» **SET TASK**
In the records that follow, show each line where the word "script" is present.

» **RAW DATA**

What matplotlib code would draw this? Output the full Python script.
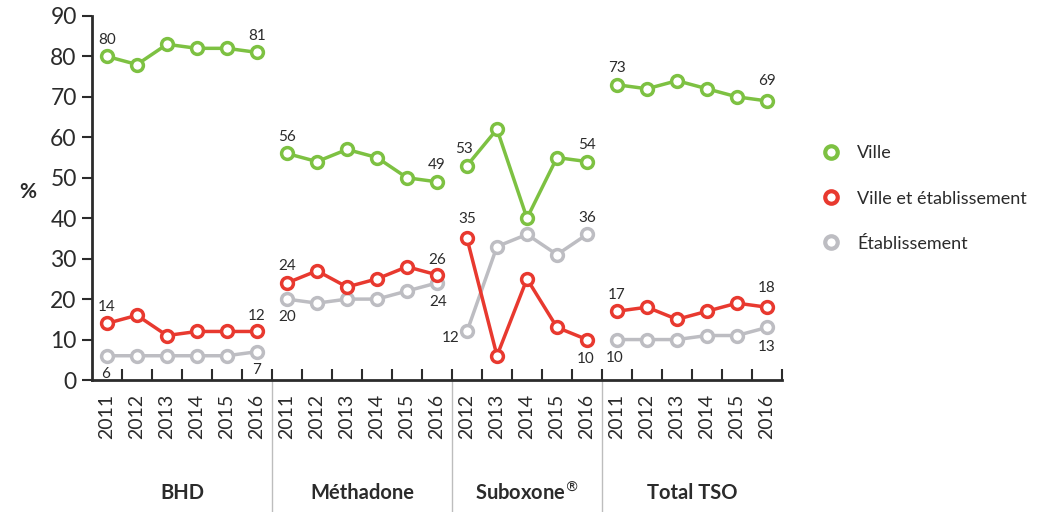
import matplotlib
matplotlib.use('Agg')
import matplotlib.pyplot as plt
from matplotlib.lines import Line2D
import matplotlib.transforms as mtransforms

plt.rcParams['font.family'] = ['Lato', 'DejaVu Sans']

groups = ['BHD', 'Méthadone', 'Suboxone$^{®}$', 'Total TSO']
years = [
    ['2011', '2012', '2013', '2014', '2015', '2016'],
    ['2011', '2012', '2013', '2014', '2015', '2016'],
    ['2012', '2013', '2014', '2015', '2016'],
    ['2011', '2012', '2013', '2014', '2015', '2016'],
]
series_names = ['Ville', 'Ville et établissement', 'Établissement']

ville = [
    [80, 78, 83, 82, 82, 81],
    [56, 54, 57, 55, 50, 49],
    [53, 62, 40, 55, 54],
    [73, 72, 74, 72, 70, 69],
]
ville_etab = [
    [14, 16, 11, 12, 12, 12],
    [24, 27, 23, 25, 28, 26],
    [35, 6, 25, 13, 10],
    [17, 18, 15, 17, 19, 18],
]
etab = [
    [6, 6, 6, 6, 6, 7],
    [20, 19, 20, 20, 22, 24],
    [12, 33, 36, 31, 36],
    [10, 10, 10, 11, 11, 13],
]

colors = ['#7dc142', '#e8392f', '#bdbdc2']
text_col = '#2b2b2b'

# label placement (first, last) per series per group: offsets in points
off = {
    0: [[(0, 12), (0, 12)], [(0, 12), (0, 12)], [(-2, 12), (0, 12)], [(0, 12), (0, 14)]],
    1: [[(0, 12), (0, 11)], [(0, 12), (0, 11)], [(0, 14), (-1, -14)], [(0, 12), (0, 14)]],
    2: [[(-1, -13), (0, -13)], [(0, -13), (1, -14)], [(-12, -5), (0, 12)], [(-2, -13), (0, -14)]],
}

fig = plt.figure(figsize=(10.37, 5.12), dpi=100)
ax = fig.add_axes([0.0887, 0.2578, 0.6654, 0.711])

data = [ville, ville_etab, etab]
xs_all = []
start = 0
bounds = []
for g in range(len(groups)):
    n = len(years[g])
    xs = list(range(start, start + n))
    xs_all += xs
    for s in range(3):
        vals = data[s][g]
        ax.plot(xs, vals, color=colors[s], lw=2.5, marker='o', ms=8.5,
                mfc='white', mec=colors[s], mew=2.5, zorder=3 + (2 - s), clip_on=False)
        for k, idx in enumerate([0, n - 1]):
            ax.annotate(str(vals[idx]), (xs[idx], vals[idx]), xytext=off[s][g][k],
                        textcoords='offset points', ha='center', va='center',
                        fontsize=11, color=text_col)
    start += n
    bounds.append(start - 0.5)

ax.set_xlim(-0.5, start - 0.5)
ax.set_ylim(0, 90)
ax.set_yticks(range(0, 91, 10))
ax.tick_params(axis='y', labelsize=16.5, length=7, width=1.5, direction='out', colors=text_col, pad=4)

all_years = [y for ys in years for y in ys]
ax.set_xticks(xs_all)
ax.set_xticklabels(all_years, rotation=90, fontsize=14, color=text_col)
ax.tick_params(axis='x', which='major', length=0, pad=10)
ax.set_xticks([x + 0.5 for x in xs_all], minor=True)
ax.tick_params(axis='x', which='minor', length=8, width=1.5, direction='in', color=text_col)

for sp in ['top', 'right']:
    ax.spines[sp].set_visible(False)
for sp in ['left', 'bottom']:
    ax.spines[sp].set_linewidth(2)
    ax.spines[sp].set_color(text_col)

trans = mtransforms.blended_transform_factory(ax.transData, ax.transAxes)
for b in bounds[:-1]:
    ax.plot([b, b], [0, -0.37], transform=trans, color='#bdbdbd', lw=1, clip_on=False)

edges = [-0.5] + bounds
for g in range(len(groups)):
    cx = (edges[g] + edges[g + 1]) / 2
    ax.text(cx, -0.31, groups[g], transform=trans, ha='center', va='center',
            fontsize=14.5, fontweight='bold', color=text_col)

fig.text(0.019, 0.625, '%', fontsize=15, fontweight='bold', color=text_col, ha='left', va='center')

handles = [Line2D([], [], ls='none', marker='o', ms=9, mfc='white', mec=c, mew=3) for c in colors]
fig.legend(handles, series_names, loc='upper left', bbox_to_anchor=(0.768, 0.748), frameon=False,
           fontsize=13, labelspacing=1.62, handletextpad=0.45, labelcolor=text_col)

fig.savefig('out.png', dpi=100)
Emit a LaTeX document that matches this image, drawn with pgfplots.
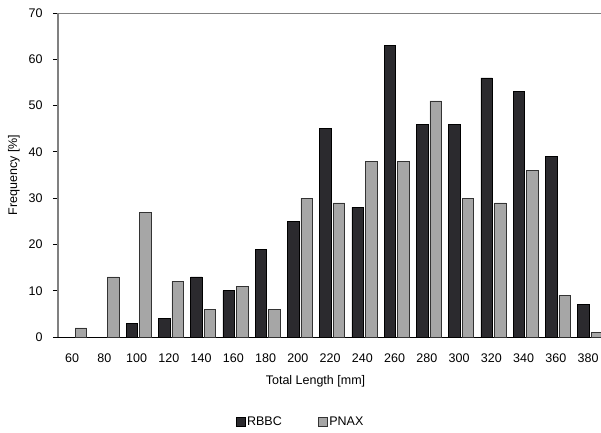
\documentclass[border=0pt]{standalone}
\usepackage{pgfplots}
\pgfplotsset{compat=1.18}
\usepackage{fontspec}
\setmainfont{Liberation Sans}
\definecolor{darkbar}{HTML}{2B2A2E}
\definecolor{graybar}{HTML}{A6A6A6}
\definecolor{axisgray}{HTML}{808080}
\newcommand{\chartfont}{\fontsize{12.5}{15}\selectfont}
\begin{document}
\begin{tikzpicture}
\begin{axis}[
  at={(0,0)}, anchor=south west,
  scale only axis, width=543pt, height=324pt,
  xmin=-0.5, xmax=16.34, ymin=0, ymax=70,
  ybar=2pt, bar width=11.5pt,
  axis x line*=bottom, axis y line*=left,
  x axis line style={black, line width=0.8pt, -},
  y axis line style={axisgray, line width=1.4pt, -},
  xtick={0,...,16},
  xticklabels={60,80,100,120,140,160,180,200,220,240,260,280,300,320,340,360,380},
  xtick style={draw=none},
  xticklabel style={yshift=-8pt, xshift=-2pt},
  ytick={0,10,...,70},
  ytick style={black, line width=0.8pt},
  tick align=outside, major tick length=5pt,
  yticklabel style={xshift=-7pt},
  /pgf/number format/assume math mode=true,
  tick label style={font=\chartfont},
  label style={font=\chartfont},
  xlabel={Total Length [mm]},
  xlabel style={yshift=-6pt, xshift=-14pt},
  ylabel={Frequency [\%]},
  ylabel style={yshift=2pt},
  legend columns=2,
  legend style={draw=none, font=\chartfont, at={(0.4466,-0.262)}, anchor=center,
    /tikz/every even column/.append style={column sep=34pt}},
  legend image code/.code={\draw[#1, line width=0.5pt] (0pt,-4.5pt) rectangle (9pt,4.5pt);},
]
\addplot[draw=black, line width=0.5pt, fill=darkbar] coordinates {
(0,0) (1,0) (2,3) (3,4) (4,13) (5,10) (6,19) (7,25) (8,45)
(9,28) (10,63) (11,46) (12,46) (13,56) (14,53) (15,39) (16,7)
};
\addplot[draw=black!80, line width=0.5pt, fill=graybar] coordinates {
(0,2) (1,13) (2,27) (3,12) (4,6) (5,11) (6,6) (7,30) (8,29)
(9,38) (10,38) (11,51) (12,30) (13,29) (14,36) (15,9) (16,1)
};
\legend{RBBC, PNAX}
\draw[axisgray, line width=1.2pt] (rel axis cs:0,1) -- (rel axis cs:1,1);
\end{axis}
\pgfresetboundingbox
\path (-58pt,-95pt) rectangle (543pt,337pt);
\end{tikzpicture}
\end{document}
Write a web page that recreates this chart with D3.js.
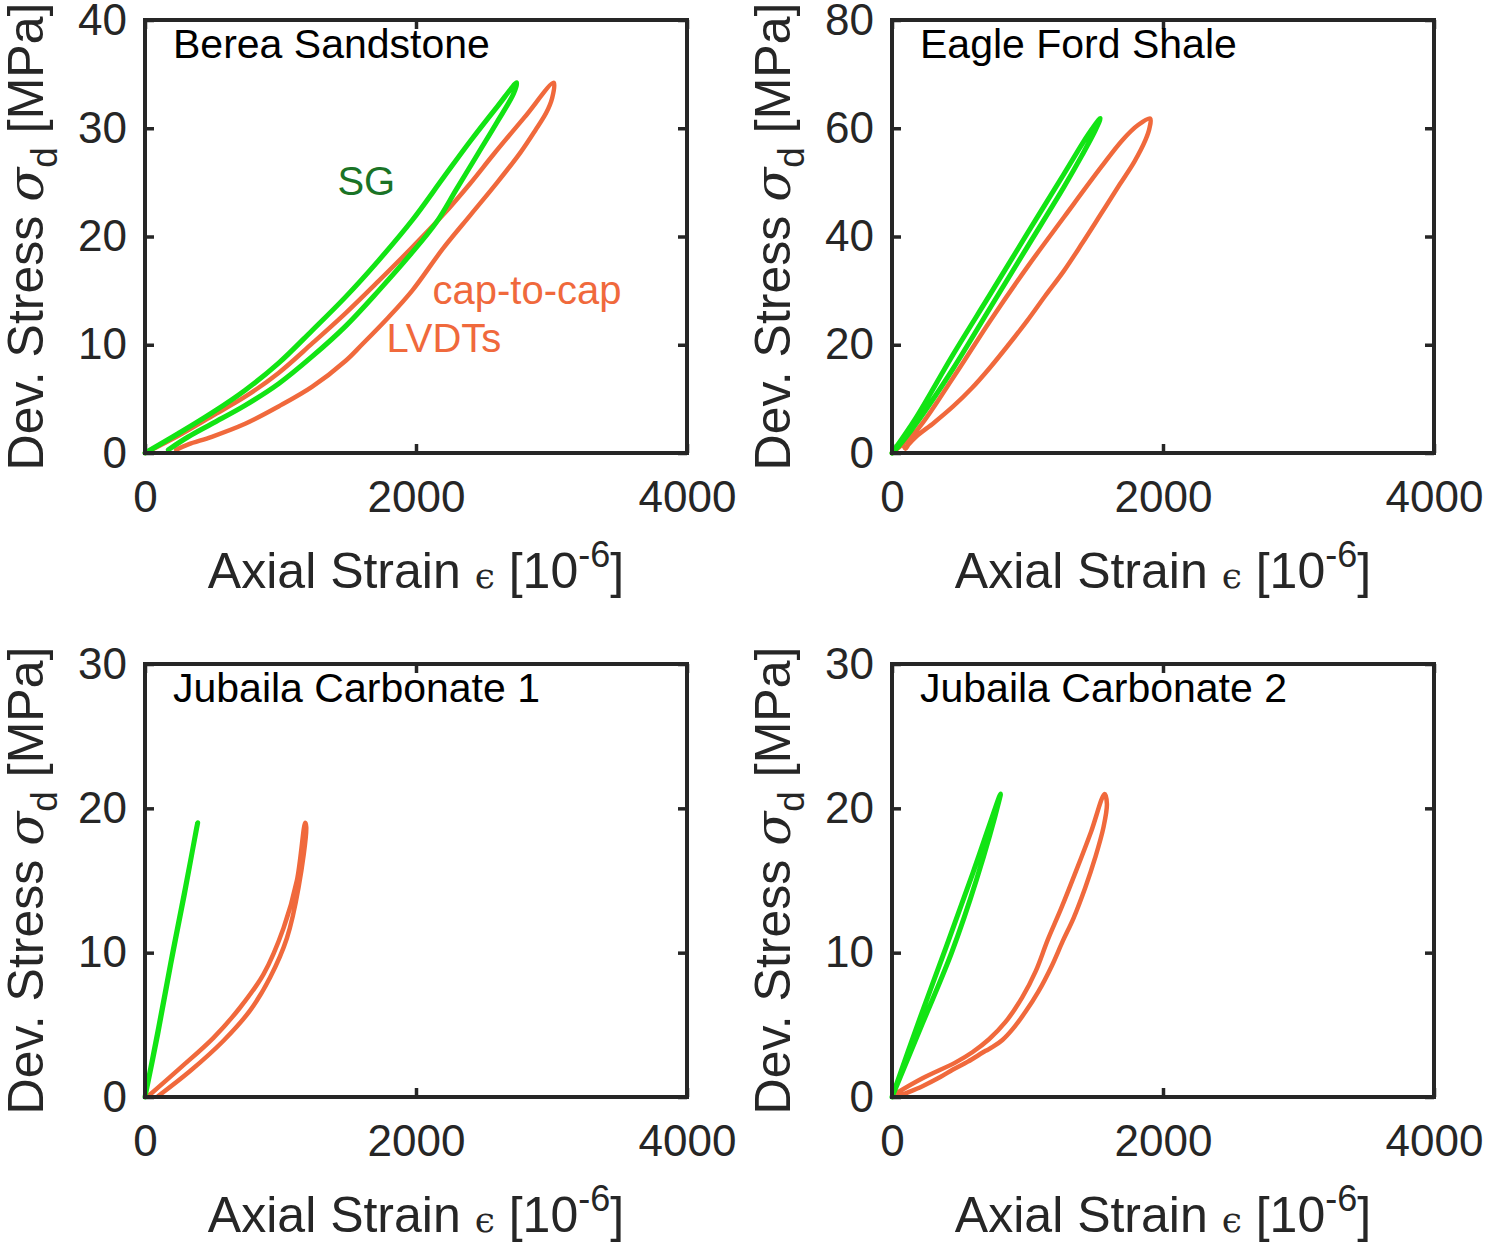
<!DOCTYPE html>
<html lang="en">
<head>
    <meta charset="UTF-8">
    <title>Stress-strain loops</title>
    <script src="https://d3js.org/d3.v7.min.js"></script>
    <style>
    body { margin: 0; background: #fff; }
    text { font-family: "Liberation Sans", Arial, sans-serif; fill: #262626; }
    .axis .domain { display: none; }
    .axis line { stroke: #262626; stroke-width: 3.5; }
    .axis text { font-family: "Liberation Sans", Arial, sans-serif; font-size: 44px; fill: #262626; }
    </style>
</head>
<body>
    <script>
        // ---- data ----
        const panelTitles = ["Berea Sandstone", "Eagle Ford Shale", "Jubaila Carbonate 1", "Jubaila Carbonate 2"];
        const xTicks = [0, 2000, 4000];
        const yMaxes = [40, 80, 30, 30];
        const yTickSets = [[0, 10, 20, 30, 40], [0, 20, 40, 60, 80], [0, 10, 20, 30], [0, 10, 20, 30]];

        // [strain 1e-6, stress MPa], loading branch then unloading branch
        const bereaSG = [[0,0],[246,1.8],[493,3.7],[739,5.8],[986,8.3],[1232,11.3],[1479,14.4],[1725,17.8],[1972,21.5],[2200,25.4],[2400,28.8],[2600,32.0],[2743,34.2],
                         [2720,33.2],[2600,30.6],[2455,27.6],[2300,24.4],[2150,21.3],[1950,18.2],[1725,15.0],[1479,11.7],[1232,8.9],[986,6.4],[739,4.4],[493,2.7],[320,1.5],[172,0.3]];
        const bereaLVDT = [[0,0],[246,1.6],[493,3.4],[739,5.2],[986,7.4],[1232,10.1],[1479,12.9],[1725,15.9],[1972,19.0],[2200,22.0],[2400,24.9],[2573,27.6],[2800,31.0],[3017,34.2],
                           [3005,32.8],[2960,31.4],[2880,29.8],[2773,27.8],[2600,25.0],[2403,22.0],[2200,18.9],[1972,15.0],[1787,12.4],[1600,10.0],[1479,8.5],[1232,6.1],[986,4.3],[739,2.7],[493,1.5],[320,0.8],[230,0.3]];

        const eagleSG = [[0,0],[177,6.5],[451,18.2],[724,29.3],[997,40.5],[1270,51.6],[1450,58.9],[1537,61.8],
                         [1500,59.6],[1400,54.9],[1270,49.2],[997,38.0],[724,26.8],[451,15.6],[177,5.4],[40,1.0],[0,0]];
        const eagleLVDT = [[0,0],[177,4.0],[451,13.9],[724,24.4],[997,34.3],[1270,43.6],[1543,52.8],[1700,57.8],[1816,60.6],[1906,61.8],
                           [1900,60.0],[1870,57.8],[1788,53.8],[1680,49.6],[1543,44.2],[1400,38.6],[1270,33.7],[1130,29.0],[997,24.4],[860,20.0],[724,15.8],[590,12.0],[451,8.6],[310,5.6],[177,3.0],[120,1.5],[100,0.8],[85,1.4]];

        const jub1SG = [[0,0],[100,4.8],[200,9.8],[300,14.6],[389,19.0],
                        [380,18.6],[290,14.0],[190,9.2],[95,4.4],[0,0]];
        const jub1LVDT = [[25,0.07],[259,2.0],[505,4.1],[702,6.2],[874,8.5],[1022,11.7],[1121,15.0],[1182,19.0],
                          [1190,18.7],[1133,14.5],[1047,11.0],[924,8.3],[776,6.0],[579,3.9],[333,1.8],[98,0.07]];

        const jub2SG = [[0,0],[200,5.3],[400,10.4],[600,15.6],[801,21.0],
                        [792,20.6],[625,15.1],[440,10.0],[225,5.1],[0,0]];
        const jub2LVDT = [[20,0.2],[225,1.3],[470,2.4],[593,3.1],[716,4.0],[838,5.2],[961,6.9],[1060,8.7],[1150,10.9],[1250,13.1],[1360,15.7],[1470,18.4],[1569,21.0],
                          [1586,20.3],[1561,18.7],[1500,16.6],[1426,14.5],[1340,12.4],[1260,10.8],[1180,9.1],[1080,7.3],[985,5.9],[890,4.7],[815,3.95],[740,3.45],[691,3.2],[560,2.45],[450,1.9],[360,1.4],[225,0.75],[100,0.25],[50,0.06]];

        const sgSeries = [bereaSG, eagleSG, jub1SG, jub2SG];
        const lvdtSeries = [bereaLVDT, eagleLVDT, jub1LVDT, jub2LVDT];

        // annotations in panel 1, [strain, stress]
        const sgLabel = { text: "SG", at: [1420, 23.8] };
        const lvdtLabels = [{ text: "cap-to-cap", at: [2122, 13.8] }, { text: "LVDTs", at: [1782, 9.3] }];

        // ---- layout ----
        const W = 1486, H = 1244;
        const plotW = 542, plotH = 433;
        const boxes = [{ x: 145, y: 20 }, { x: 892, y: 20 }, { x: 145, y: 664 }, { x: 892, y: 664 }];
        const green = "#12e414", orange = "#f0693c", darkGreen = "#1a7326";

        const svg = d3.select("body").append("svg").attr("width", W).attr("height", H);

        boxes.forEach((b, i) => {
            const g = svg.append("g").attr("transform", `translate(${b.x},${b.y})`);
            const x = d3.scaleLinear().domain([0, 4000]).range([0, plotW]);
            const y = d3.scaleLinear().domain([0, yMaxes[i]]).range([plotH, 0]);

            const line = d3.line()
                .x(d => x(d[0]))
                .y(d => y(d[1]))
                .curve(d3.curveCatmullRom.alpha(0.5));

            // axes (ticks inward on all sides)
            g.append("g").attr("class", "axis")
                .attr("transform", `translate(0,${plotH})`)
                .call(d3.axisBottom(x).tickValues(xTicks).tickFormat(d3.format("d"))
                        .tickSizeInner(-9).tickSizeOuter(0).tickPadding(28))
                .call(a => a.attr("font-family", null).attr("font-size", null));
            g.append("g").attr("class", "axis")
                .call(d3.axisTop(x).tickValues(xTicks).tickSizeInner(-9).tickSizeOuter(0).tickFormat(""));
            g.append("g").attr("class", "axis")
                .call(d3.axisLeft(y).tickValues(yTickSets[i]).tickFormat(d3.format("d"))
                        .tickSizeInner(-9).tickSizeOuter(0).tickPadding(18))
                .call(a => a.attr("font-family", null).attr("font-size", null));
            g.append("g").attr("class", "axis")
                .attr("transform", `translate(${plotW},0)`)
                .call(d3.axisRight(y).tickValues(yTickSets[i]).tickSizeInner(-9).tickSizeOuter(0).tickFormat(""));

            // curves
            g.append("path").datum(lvdtSeries[i])
                .attr("fill", "none").attr("stroke", orange).attr("stroke-width", 4.5)
                .attr("stroke-linejoin", "round").attr("stroke-linecap", "round")
                .attr("d", line);
            g.append("path").datum(sgSeries[i])
                .attr("fill", "none").attr("stroke", green).attr("stroke-width", 5)
                .attr("stroke-linejoin", "round").attr("stroke-linecap", "round")
                .attr("d", line);

            // box
            g.append("rect").attr("width", plotW).attr("height", plotH)
                .attr("fill", "none").attr("stroke", "#262626").attr("stroke-width", 4);

            // panel title
            g.append("text").attr("x", 28).attr("y", 38)
                .attr("font-size", 41).style("fill", "#000")
                .text(panelTitles[i]);

            // x label
            const xl = g.append("text")
                .attr("x", plotW / 2).attr("y", plotH + 135)
                .attr("text-anchor", "middle").attr("font-size", 50);
            xl.append("tspan").text("Axial Strain ");
            xl.append("tspan").attr("font-family", "'DejaVu Serif', serif").attr("font-size", 36).text("\u03f5");
            xl.append("tspan").text(" [10");
            xl.append("tspan").attr("font-size", 36).attr("dy", -21).text("-6");
            xl.append("tspan").attr("dy", 21).text("]");

            // y label
            const yl = g.append("text")
                .attr("transform", `translate(-102,${plotH / 2}) rotate(-90)`)
                .attr("text-anchor", "middle").attr("font-size", 50);
            yl.append("tspan").text("Dev. Stress ");
            yl.append("tspan").attr("font-family", "'DejaVu Serif', serif").attr("font-style", "italic").text("\u03c3");
            yl.append("tspan").attr("font-size", 37).attr("dy", 14).text("d");
            yl.append("tspan").attr("dy", -14).text(" [MPa]");

            if (i === 0) {
                g.append("text").attr("x", x(sgLabel.at[0])).attr("y", y(sgLabel.at[1]))
                    .attr("font-size", 40).style("fill", darkGreen).text(sgLabel.text);
                g.selectAll("text.lvdt").data(lvdtLabels).join("text")
                    .attr("class", "lvdt")
                    .attr("x", d => x(d.at[0])).attr("y", d => y(d.at[1]))
                    .attr("font-size", 40).style("fill", orange).text(d => d.text);
            }
        });
    </script>
</body>
</html>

» **SOLUTION**
What matplotlib code would draw this? Output the full Python script.
    <script src="https://d3js.org/d3.v7.min.js"></script>
    <script>
    </script>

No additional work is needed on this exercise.